I think instead of messing with the formula or trying to figure out how to get around the court order and just fund the school's AND pass legislation that would require standardized and transparent budgeting for the schools. Let some sunshine in on how money they have and how the funds are spent.

Kate Rogge 3 years, 2 months ago

School Cash Insufficient in Kansas, Court Finds

“The formula’s fine,” said John S. Robb, one of the lawyers representing the school districts and individuals suing the state in the lawsuit, Gannon v. Kansas. “But you got to fund it. You got to fund whatever you do. They did not find the formula was wrong. So Brownback’s trying to fix something that’s not broken.”

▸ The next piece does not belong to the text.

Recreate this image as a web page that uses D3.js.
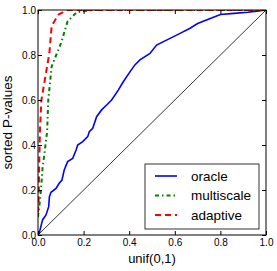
<!DOCTYPE html>
<html>
<head>
<meta charset="utf-8">
<script src="https://cdn.jsdelivr.net/npm/d3@7"></script>
<style>
body { margin: 0; background: #fff; }
svg { display: block; font-family: "Liberation Sans", Arial, sans-serif; }
</style>
</head>
<body>
<div id="chart"></div>
<script>
// curves (uniform quantile vs sorted p-value)
var oracleX = [0, 0.006, 0.02, 0.035, 0.047, 0.05, 0.057, 0.079, 0.093, 0.105, 0.115, 0.13, 0.152, 0.167, 0.174, 0.196, 0.218, 0.225, 0.24, 0.257, 0.279, 0.301, 0.323, 0.352, 0.374, 0.404, 0.425, 0.447, 0.491, 0.52, 0.579, 0.623, 0.667, 0.70, 0.75, 0.80, 0.86, 0.92, 0.96, 1.0];
var oracleY = [0, 0.01, 0.067, 0.089, 0.126, 0.17, 0.19, 0.207, 0.23, 0.244, 0.289, 0.326, 0.34, 0.378, 0.40, 0.415, 0.437, 0.459, 0.474, 0.526, 0.556, 0.578, 0.60, 0.644, 0.681, 0.726, 0.756, 0.778, 0.807, 0.844, 0.874, 0.896, 0.919, 0.94, 0.96, 0.98, 0.985, 0.99, 0.995, 1.0];

var multiX = [0, 0.003, 0.006, 0.013, 0.02, 0.028, 0.04, 0.045, 0.06, 0.08, 0.10, 0.13, 0.17, 0.24, 1.0];
var multiY = [0.08, 0.11, 0.13, 0.2, 0.30, 0.36, 0.46, 0.60, 0.75, 0.80, 0.85, 0.95, 0.99, 1.0, 1.0];

var adaptX = [0, 0.003, 0.005, 0.009, 0.015, 0.03, 0.05, 0.06, 0.09, 0.13, 1.0];
var adaptY = [0.1, 0.16, 0.30, 0.48, 0.60, 0.69, 0.81, 0.93, 0.98, 1.0, 1.0];

var ticks = [0, 0.2, 0.4, 0.6, 0.8, 1.0];
var seriesNames = ["oracle", "multiscale", "adaptive"];
var seriesColors = ["#0000ff", "#008000", "#ff0000"];
var seriesDash = [null, "4,3,1.5,3", "6,4"];

var width = 277, height = 271;
var margin = {top: 10, right: 11, bottom: 36, left: 38};

var svg = d3.select("#chart").append("svg")
	.attr("width", width)
	.attr("height", height);

var x = d3.scaleLinear().domain([0, 1]).range([margin.left, width - margin.right]);
var y = d3.scaleLinear().domain([0, 1]).range([height - margin.bottom, margin.top]);

var line = d3.line()
	.x(function(d){ return x(d[0]); })
	.y(function(d){ return y(d[1]); });

var data = [d3.zip(oracleX, oracleY), d3.zip(multiX, multiY), d3.zip(adaptX, adaptY)];

// clip so thick lines don't spill over the frame
svg.append("clipPath").attr("id", "clip").append("rect")
	.attr("x", x(0)).attr("y", y(1))
	.attr("width", x(1) - x(0)).attr("height", y(0) - y(1));

var plot = svg.append("g").attr("clip-path", "url(#clip)");

// diagonal reference
plot.append("path")
	.datum([[0, 0], [1, 1]])
	.attr("d", line)
	.attr("fill", "none")
	.attr("stroke", "#000")
	.attr("stroke-width", 0.8);

data.forEach(function(d, i){
	plot.append("path")
		.datum(d)
		.attr("d", line)
		.attr("fill", "none")
		.attr("stroke", seriesColors[i])
		.attr("stroke-width", i == 0 ? 1.6 : 2)
		.attr("stroke-dasharray", seriesDash[i]);
});

// axes with inward ticks on all four sides
function fmt(v){ return v.toFixed(1); }

svg.append("g")
	.attr("transform", "translate(0," + y(0) + ")")
	.call(d3.axisBottom(x).tickValues(ticks).tickFormat(fmt).tickSizeInner(-4).tickSizeOuter(0).tickPadding(4));
svg.append("g")
	.attr("transform", "translate(0," + y(1) + ")")
	.call(d3.axisTop(x).tickValues(ticks).tickFormat("").tickSizeInner(-4).tickSizeOuter(0));
svg.append("g")
	.attr("transform", "translate(" + x(0) + ",0)")
	.call(d3.axisLeft(y).tickValues(ticks).tickFormat(fmt).tickSizeInner(-4).tickSizeOuter(0).tickPadding(2));
svg.append("g")
	.attr("transform", "translate(" + x(1) + ",0)")
	.call(d3.axisRight(y).tickValues(ticks).tickFormat("").tickSizeInner(-4).tickSizeOuter(0));

svg.selectAll(".tick text").attr("font-size", 10).attr("font-family", "Liberation Sans, Arial, sans-serif").attr("fill", "#000");
svg.selectAll(".domain").remove();

// frame
svg.append("rect")
	.attr("x", x(0)).attr("y", y(1))
	.attr("width", x(1) - x(0)).attr("height", y(0) - y(1))
	.attr("fill", "none")
	.attr("stroke", "#000")
	.attr("stroke-width", 1);

// axis labels
svg.append("text")
	.attr("x", (x(0) + x(1)) / 2)
	.attr("y", 263)
	.attr("text-anchor", "middle")
	.attr("font-size", 13)
	.text("unif(0,1)");

svg.append("text")
	.attr("transform", "translate(12," + ((y(0) + y(1)) / 2) + ") rotate(-90)")
	.attr("text-anchor", "middle")
	.attr("font-size", 13.5)
	.text("sorted P-values");

// legend
var legend = svg.append("g").attr("transform", "translate(145,164)");
legend.append("rect")
	.attr("width", 114).attr("height", 65)
	.attr("fill", "#fff")
	.attr("stroke", "#000")
	.attr("stroke-width", 0.8);

seriesNames.forEach(function(name, i){
	var ly = 12 + i * 19.5;
	legend.append("line")
		.attr("x1", 10).attr("x2", 32)
		.attr("y1", ly).attr("y2", ly)
		.attr("stroke", seriesColors[i])
		.attr("stroke-width", i == 0 ? 1.6 : 2)
		.attr("stroke-dasharray", seriesDash[i]);
	legend.append("text")
		.attr("x", 46).attr("y", ly + 4.5)
		.attr("font-size", 13.5)
		.text(name);
});
</script>
</body>
</html>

Actually, Brownback plans to break every state agency that's not yet broken. He wants to starve the state of tax revenue until there is simply no money to fund Kansas state government at all. Support for public schools will be thrown back to each county and its towns to fund their own schools. That's still possible for Johnson and Sedgwick counties, and may be okay for Douglas County and others, but there's going to be serious hell to pay elsewhere throughout the state.

We keep pretending we've seen the worst of what he's willing to do, and that he won't really burn us all down to the ground, but that's exactly where this ends.